In a customer ticket (ZD 543884) (Internal) we saw a case where a health check was failing unexpectedly, preventing ElasticIndexInitialBulkCronWorker from executing.

We were consistently seeing some errors indicating the the cluster is unhealthy, both before a reindex and after. The errors are like the below:

elasticsearch.log.10:{"severity":"ERROR","time":"2024-06-21T00:50:05.824Z","meta.caller_id":"Elastic::MigrationWorker","correlation_id":"629ab4e40a7e03b3606d1417cc67d73e","meta.root_caller_id":"Cronjob","meta.feature_category":"global_search","meta.client_id":"ip/","class":"Elastic::MigrationWorker","message":"Advanced search cluster is unhealthy. Execution is skipped.","job_status":"running","queue":"default","jid":"82ec80a6e118ab731d68c709"}

The customer provided logs from the cluster, and we could clearly see that the status of the cluster was green. We originally believed there might have been some sort of intermittent connection issue, but we know that the cluster is connected and reachable, despite the messages showing consistently every 5 minutes. In the tests, we were able to use the elastic helper to reach the cluster.

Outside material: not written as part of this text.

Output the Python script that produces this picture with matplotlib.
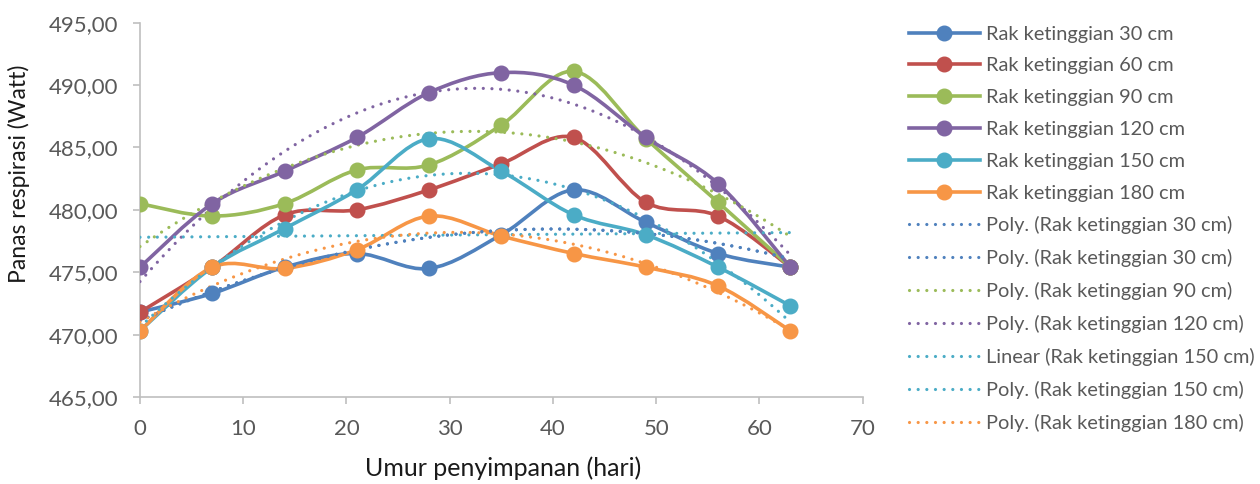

We knew that processing was indeed not working because the size of the indexing queues was large:

Indexing Queues
Initial queue: 161563
Incremental queue: 26817

In the end, the only thing we were able to determine was that the cluster was unhealthy due to the repeated message:

"advanced search cluster is unhealthy. ElasticIndexInitialBulkCronWorker execution is skipped.

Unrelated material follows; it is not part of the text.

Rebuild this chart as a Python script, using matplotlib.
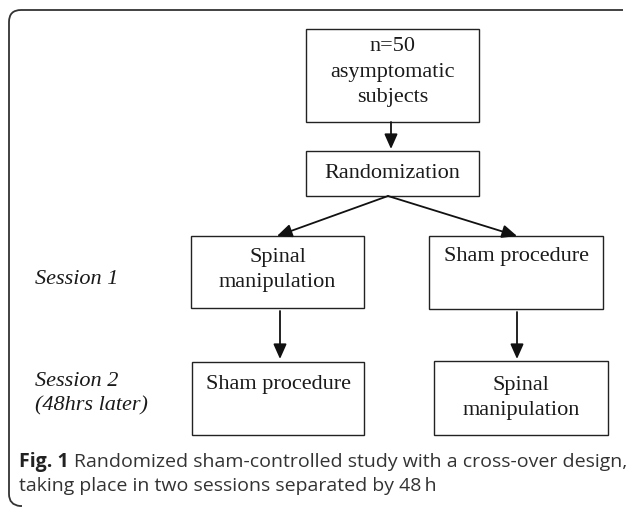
import matplotlib
matplotlib.use("Agg")
import matplotlib.pyplot as plt
from matplotlib.patches import Rectangle, FancyArrowPatch, PathPatch
from matplotlib.path import Path

# flowchart text
box_labels = ["n=50\nasymptomatic\nsubjects", "Randomization",
              "Spinal\nmanipulation", "Sham procedure",
              "Sham procedure", "Spinal\nmanipulation"]
session_labels = ["Session 1", "Session 2\n(48hrs later)"]
caption_bold = "Fig. 1"
caption_text = ["Randomized sham-controlled study with a cross-over design,",
                "taking place in two sessions separated by 48\u2009h"]

# layout (pixels, top-left origin): x0, y0, x1, y1
boxes = [(306, 29, 479, 122), (306, 151, 479, 196),
         (191, 236, 364, 308), (429, 236, 603, 309),
         (192, 362, 364, 435), (434, 361, 608, 435)]
# label centre y inside each box
text_y = [72, 173, 270, 256, 384, 398]

fig = plt.figure(figsize=(6.27, 5.08), dpi=100)
ax = fig.add_axes([0, 0, 1, 1])
ax.set_xlim(0, 627)
ax.set_ylim(508, 0)
ax.axis('off')

serif = "Liberation Serif"

# outer frame, open on the right
verts = [(623, 10), (21, 10), (9, 10), (9, 22), (9, 494), (9, 505), (20, 506), (22, 506)]
codes = [Path.MOVETO, Path.LINETO, Path.CURVE3, Path.CURVE3, Path.LINETO,
         Path.CURVE3, Path.CURVE3, Path.LINETO]
ax.add_patch(PathPatch(Path(verts, codes), fill=False, lw=1.3, color='#333333'))

for (x0, y0, x1, y1), lab, ty in zip(boxes, box_labels, text_y):
    ax.add_patch(Rectangle((x0, y0), x1 - x0, y1 - y0, fill=False, lw=1.0, ec='#222222'))
    ax.text((x0 + x1) / 2, ty, lab, ha='center', va='center', fontsize=16,
            family=serif, color='#1a1a1a', linespacing=1.45)

arrows = [((391, 122), (391, 149)),
          ((388, 196), (277, 236)),
          ((388, 196), (517, 236)),
          ((280, 311), (280, 359)),
          ((517, 312), (517, 359))]
for a, b in arrows:
    ax.add_patch(FancyArrowPatch(a, b, arrowstyle='-|>,head_length=9,head_width=4',
                                 lw=1.3, color='#111111', shrinkA=0, shrinkB=0))

ax.text(35, 280, session_labels[0], ha='left', va='center', fontsize=16,
        family=serif, style='italic', color='#1a1a1a')
ax.text(35, 394, session_labels[1], ha='left', va='center', fontsize=16,
        family=serif, style='italic', color='#1a1a1a', linespacing=1.35)

sans = "Open Sans"
t = ax.text(19, 462, caption_bold, ha='left', va='center', fontsize=14,
            family=sans, weight='bold', color='#222222')
fig.canvas.draw()
bb = t.get_window_extent()
x_after = ax.transData.inverted().transform((bb.x1, 0))[0]
ax.text(x_after + 5, 462, caption_text[0], ha='left', va='center', fontsize=14,
        family=sans, color='#333333')
ax.text(19, 486, caption_text[1], ha='left', va='center', fontsize=14,
        family=sans, color='#333333')

fig.savefig("out.png", dpi=100)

We confirmed that the cluster was indeed failing the health check and that non_cached_metrics was returning nil

irb(main):002:0> Search::ClusterHealthCheck::Elastic.healthy?
=> false
irb(main):003:0> Search::ClusterHealthCheck::Elastic.non_cached_metrics
=> nil

non_cached_metrics should return the latest metrics from the cluster. We ran the code manually and found out that node_stats.map was failing:

# Define the client which uses the helper to formulate how we connect to the cluster
def client
  @client ||= Gitlab::Elastic::Helper.default.client
end

# Gets the stats from the ES node
def node_stats
  @node_stats ||= client.nodes.stats(metric: %w[os jvm])['nodes']
end

# Test node_load_averages - I expect this to fail
node_stats.map { |node| node.last['os']['cpu']['load_average']['1m'] }

# Retrieve all node stats
node_stats

Results:

irb(main):007:0> node_stats.map { |node| node.last['os']['cpu']['load_average']['1m'] }
(irb):7:in `block in <top (required)>': undefined method `[]' for nil:NilClass (NoMethodError)

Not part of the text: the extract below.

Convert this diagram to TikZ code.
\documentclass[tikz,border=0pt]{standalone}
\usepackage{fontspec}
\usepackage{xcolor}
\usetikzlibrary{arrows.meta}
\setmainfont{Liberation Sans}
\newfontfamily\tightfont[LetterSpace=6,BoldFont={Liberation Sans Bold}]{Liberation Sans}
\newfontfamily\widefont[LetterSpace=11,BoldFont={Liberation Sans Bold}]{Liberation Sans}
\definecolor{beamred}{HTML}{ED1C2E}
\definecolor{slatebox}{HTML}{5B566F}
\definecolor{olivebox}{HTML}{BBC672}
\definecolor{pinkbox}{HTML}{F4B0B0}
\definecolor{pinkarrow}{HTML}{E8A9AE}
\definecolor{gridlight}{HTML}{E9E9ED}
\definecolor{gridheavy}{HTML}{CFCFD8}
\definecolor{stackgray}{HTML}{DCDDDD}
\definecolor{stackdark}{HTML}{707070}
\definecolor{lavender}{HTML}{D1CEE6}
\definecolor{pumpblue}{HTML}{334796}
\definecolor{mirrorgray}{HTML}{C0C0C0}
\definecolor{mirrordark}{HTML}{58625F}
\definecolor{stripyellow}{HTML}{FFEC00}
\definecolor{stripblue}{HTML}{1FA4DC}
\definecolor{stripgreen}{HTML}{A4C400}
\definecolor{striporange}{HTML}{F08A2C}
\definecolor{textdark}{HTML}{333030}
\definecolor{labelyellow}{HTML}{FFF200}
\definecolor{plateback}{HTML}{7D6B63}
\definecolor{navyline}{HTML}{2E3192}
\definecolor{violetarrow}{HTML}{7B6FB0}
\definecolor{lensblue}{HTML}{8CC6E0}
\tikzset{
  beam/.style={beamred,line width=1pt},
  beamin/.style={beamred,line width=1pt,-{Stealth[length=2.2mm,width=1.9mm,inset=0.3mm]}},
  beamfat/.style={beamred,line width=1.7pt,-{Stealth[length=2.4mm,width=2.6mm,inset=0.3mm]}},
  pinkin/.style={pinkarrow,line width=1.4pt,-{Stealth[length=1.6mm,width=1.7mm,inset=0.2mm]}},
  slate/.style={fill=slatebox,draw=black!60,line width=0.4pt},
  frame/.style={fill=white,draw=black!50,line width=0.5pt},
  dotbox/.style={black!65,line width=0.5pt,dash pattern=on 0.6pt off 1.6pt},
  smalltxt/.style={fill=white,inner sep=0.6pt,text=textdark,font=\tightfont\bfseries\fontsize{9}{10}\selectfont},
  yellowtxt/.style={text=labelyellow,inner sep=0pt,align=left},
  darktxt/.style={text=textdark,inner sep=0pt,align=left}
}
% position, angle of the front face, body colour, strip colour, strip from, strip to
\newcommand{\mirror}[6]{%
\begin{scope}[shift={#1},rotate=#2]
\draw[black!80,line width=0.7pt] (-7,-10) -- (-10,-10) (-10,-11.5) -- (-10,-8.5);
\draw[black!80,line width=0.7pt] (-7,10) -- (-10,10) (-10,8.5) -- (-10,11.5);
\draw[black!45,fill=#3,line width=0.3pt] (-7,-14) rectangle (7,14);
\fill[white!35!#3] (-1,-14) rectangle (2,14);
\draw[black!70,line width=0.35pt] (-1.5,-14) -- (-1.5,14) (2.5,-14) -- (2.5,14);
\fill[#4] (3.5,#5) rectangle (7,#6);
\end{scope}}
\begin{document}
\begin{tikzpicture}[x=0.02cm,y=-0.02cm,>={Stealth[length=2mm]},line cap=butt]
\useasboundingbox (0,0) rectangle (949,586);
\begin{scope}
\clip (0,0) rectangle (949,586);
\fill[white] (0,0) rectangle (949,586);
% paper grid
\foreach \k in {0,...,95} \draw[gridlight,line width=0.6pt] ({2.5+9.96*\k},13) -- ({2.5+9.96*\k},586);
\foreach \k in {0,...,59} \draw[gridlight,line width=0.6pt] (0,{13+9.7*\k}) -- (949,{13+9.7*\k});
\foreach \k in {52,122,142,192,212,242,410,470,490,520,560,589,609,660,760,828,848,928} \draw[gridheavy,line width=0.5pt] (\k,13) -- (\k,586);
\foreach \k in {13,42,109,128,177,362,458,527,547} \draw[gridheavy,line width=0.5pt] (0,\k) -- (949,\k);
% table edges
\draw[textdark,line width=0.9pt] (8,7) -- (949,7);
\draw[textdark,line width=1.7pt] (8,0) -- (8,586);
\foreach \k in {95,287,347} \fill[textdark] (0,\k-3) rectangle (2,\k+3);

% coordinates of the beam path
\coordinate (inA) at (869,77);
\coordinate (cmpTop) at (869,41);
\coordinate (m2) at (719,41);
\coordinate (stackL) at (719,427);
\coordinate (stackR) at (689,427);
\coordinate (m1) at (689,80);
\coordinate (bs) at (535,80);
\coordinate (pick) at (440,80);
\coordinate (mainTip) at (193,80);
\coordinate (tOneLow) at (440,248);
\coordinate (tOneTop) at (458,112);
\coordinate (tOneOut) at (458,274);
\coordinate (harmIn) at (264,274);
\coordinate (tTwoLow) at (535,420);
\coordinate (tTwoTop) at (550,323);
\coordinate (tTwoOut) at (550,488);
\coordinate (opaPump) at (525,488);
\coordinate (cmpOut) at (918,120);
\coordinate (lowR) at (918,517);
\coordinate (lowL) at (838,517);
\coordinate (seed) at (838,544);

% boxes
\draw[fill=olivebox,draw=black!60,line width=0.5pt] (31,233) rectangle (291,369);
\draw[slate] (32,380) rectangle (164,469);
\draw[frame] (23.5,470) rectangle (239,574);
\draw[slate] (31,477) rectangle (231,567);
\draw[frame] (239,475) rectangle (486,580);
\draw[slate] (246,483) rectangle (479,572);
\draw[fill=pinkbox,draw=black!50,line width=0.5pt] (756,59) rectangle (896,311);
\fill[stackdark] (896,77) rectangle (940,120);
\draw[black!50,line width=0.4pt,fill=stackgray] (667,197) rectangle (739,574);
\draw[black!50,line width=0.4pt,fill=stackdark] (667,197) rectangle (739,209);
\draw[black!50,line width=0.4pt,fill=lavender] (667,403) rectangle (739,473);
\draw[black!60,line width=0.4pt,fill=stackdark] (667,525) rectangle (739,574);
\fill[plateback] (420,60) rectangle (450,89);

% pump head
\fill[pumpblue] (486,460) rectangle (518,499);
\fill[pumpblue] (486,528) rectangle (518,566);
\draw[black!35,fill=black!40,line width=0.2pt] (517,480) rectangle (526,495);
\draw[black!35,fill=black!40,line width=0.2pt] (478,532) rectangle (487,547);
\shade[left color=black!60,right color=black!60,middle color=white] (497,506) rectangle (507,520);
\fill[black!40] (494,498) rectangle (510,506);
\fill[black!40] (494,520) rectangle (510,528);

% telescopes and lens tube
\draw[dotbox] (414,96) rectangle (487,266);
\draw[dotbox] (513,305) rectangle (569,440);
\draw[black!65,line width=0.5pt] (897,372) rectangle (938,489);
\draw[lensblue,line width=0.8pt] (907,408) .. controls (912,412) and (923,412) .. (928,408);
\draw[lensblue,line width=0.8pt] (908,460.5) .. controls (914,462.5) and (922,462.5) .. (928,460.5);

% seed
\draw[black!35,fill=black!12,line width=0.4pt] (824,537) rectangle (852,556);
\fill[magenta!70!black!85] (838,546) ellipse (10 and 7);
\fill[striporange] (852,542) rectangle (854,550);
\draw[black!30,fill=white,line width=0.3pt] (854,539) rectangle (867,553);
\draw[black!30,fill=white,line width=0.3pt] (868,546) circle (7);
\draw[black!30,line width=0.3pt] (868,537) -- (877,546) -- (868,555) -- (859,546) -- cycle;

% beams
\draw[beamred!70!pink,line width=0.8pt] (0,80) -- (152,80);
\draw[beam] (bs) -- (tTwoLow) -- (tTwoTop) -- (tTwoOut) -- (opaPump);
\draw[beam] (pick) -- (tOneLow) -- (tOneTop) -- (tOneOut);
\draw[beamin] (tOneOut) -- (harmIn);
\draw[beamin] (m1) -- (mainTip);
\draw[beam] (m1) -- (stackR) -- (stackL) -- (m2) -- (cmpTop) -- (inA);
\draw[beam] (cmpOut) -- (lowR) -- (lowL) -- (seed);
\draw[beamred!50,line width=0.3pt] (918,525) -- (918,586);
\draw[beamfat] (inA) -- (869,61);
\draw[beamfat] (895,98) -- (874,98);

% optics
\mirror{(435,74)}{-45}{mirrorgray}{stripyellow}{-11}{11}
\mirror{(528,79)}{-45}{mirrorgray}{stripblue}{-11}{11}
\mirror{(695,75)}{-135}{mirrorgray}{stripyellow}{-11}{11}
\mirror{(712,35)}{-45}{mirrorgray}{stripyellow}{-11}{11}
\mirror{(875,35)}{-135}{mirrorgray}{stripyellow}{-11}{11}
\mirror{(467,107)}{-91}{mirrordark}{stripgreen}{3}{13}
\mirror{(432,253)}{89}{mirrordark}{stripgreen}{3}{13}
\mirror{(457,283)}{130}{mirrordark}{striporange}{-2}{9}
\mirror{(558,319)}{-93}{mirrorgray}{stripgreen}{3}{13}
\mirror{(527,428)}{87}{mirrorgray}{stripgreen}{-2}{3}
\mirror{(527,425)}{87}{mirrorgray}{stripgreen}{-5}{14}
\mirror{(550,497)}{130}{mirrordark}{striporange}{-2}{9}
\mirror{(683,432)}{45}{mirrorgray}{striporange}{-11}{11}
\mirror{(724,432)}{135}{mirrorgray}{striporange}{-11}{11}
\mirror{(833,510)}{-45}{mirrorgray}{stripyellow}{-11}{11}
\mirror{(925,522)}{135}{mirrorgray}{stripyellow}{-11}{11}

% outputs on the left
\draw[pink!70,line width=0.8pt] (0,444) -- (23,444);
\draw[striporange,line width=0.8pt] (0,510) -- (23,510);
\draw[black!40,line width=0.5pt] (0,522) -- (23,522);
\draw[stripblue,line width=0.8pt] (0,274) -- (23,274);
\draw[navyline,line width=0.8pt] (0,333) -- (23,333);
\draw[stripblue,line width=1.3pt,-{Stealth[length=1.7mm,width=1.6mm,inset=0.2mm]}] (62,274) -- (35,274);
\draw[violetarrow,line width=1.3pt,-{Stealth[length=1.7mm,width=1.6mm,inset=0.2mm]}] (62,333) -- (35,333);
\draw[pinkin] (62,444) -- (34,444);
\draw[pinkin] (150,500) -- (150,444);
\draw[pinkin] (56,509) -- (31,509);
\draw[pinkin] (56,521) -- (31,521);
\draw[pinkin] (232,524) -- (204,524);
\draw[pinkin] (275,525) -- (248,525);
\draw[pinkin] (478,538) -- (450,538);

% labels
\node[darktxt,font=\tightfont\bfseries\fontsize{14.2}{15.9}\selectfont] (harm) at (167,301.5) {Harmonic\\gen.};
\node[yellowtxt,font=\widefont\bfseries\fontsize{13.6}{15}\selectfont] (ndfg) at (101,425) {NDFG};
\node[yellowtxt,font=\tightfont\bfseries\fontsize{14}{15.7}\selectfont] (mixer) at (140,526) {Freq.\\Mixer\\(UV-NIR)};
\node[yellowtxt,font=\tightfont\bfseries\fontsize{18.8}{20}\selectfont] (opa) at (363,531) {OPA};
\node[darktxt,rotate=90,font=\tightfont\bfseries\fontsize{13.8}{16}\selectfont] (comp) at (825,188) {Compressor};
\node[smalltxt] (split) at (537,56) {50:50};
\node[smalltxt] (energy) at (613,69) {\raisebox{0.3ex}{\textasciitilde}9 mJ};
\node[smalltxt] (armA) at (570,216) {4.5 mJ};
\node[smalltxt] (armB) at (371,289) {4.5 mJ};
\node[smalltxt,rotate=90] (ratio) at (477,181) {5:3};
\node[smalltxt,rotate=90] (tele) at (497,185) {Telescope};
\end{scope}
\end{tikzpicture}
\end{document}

When looking at node_stats we could see the response was:

"os"=>
    {"timestamp"=>1721934044835,
     "cpu"=>{"percent"=>2},

In this case, there is no load_average => 1m. We are expecting something like:

   "os"=>
    {"timestamp"=>1721930608943,
     "cpu"=>{"percent"=>0, "load_average"=>{"1m"=>0.0, "5m"=>0.0, "15m"=>0.0}},

According to the Elasticsearch documentation:

(field is not present if one-minute load average is not available).

In this case, the customer is running a Elasticsearch in a Windows VM, despite being a supported version. This is the primary differentiator where it's possible that load_average and other metrics may not be available. Due to this, it's not possible to pass the health check or easily prove that the cluster is healthy to allow it to index. This wasn't a problem in 15.11 because the health check was not introduced until 16.

Steps to reproduce

Did not directly reproduce.

What is the current bug behavior?

Search::ClusterHealthCheck::Elastic.healthy? fails if some metrics are not able to be retrieved.

What is the expected correct behavior?

The health check should not fail if the cluster is indeed healthy. We should skip a check if the metric is not available and log that to elasticsearch.log.

Relevant logs and/or screenshots

Possible fixes

We could consider performing additional checks to determine if the load_average and similar fields are actually available and skip them if they are not available.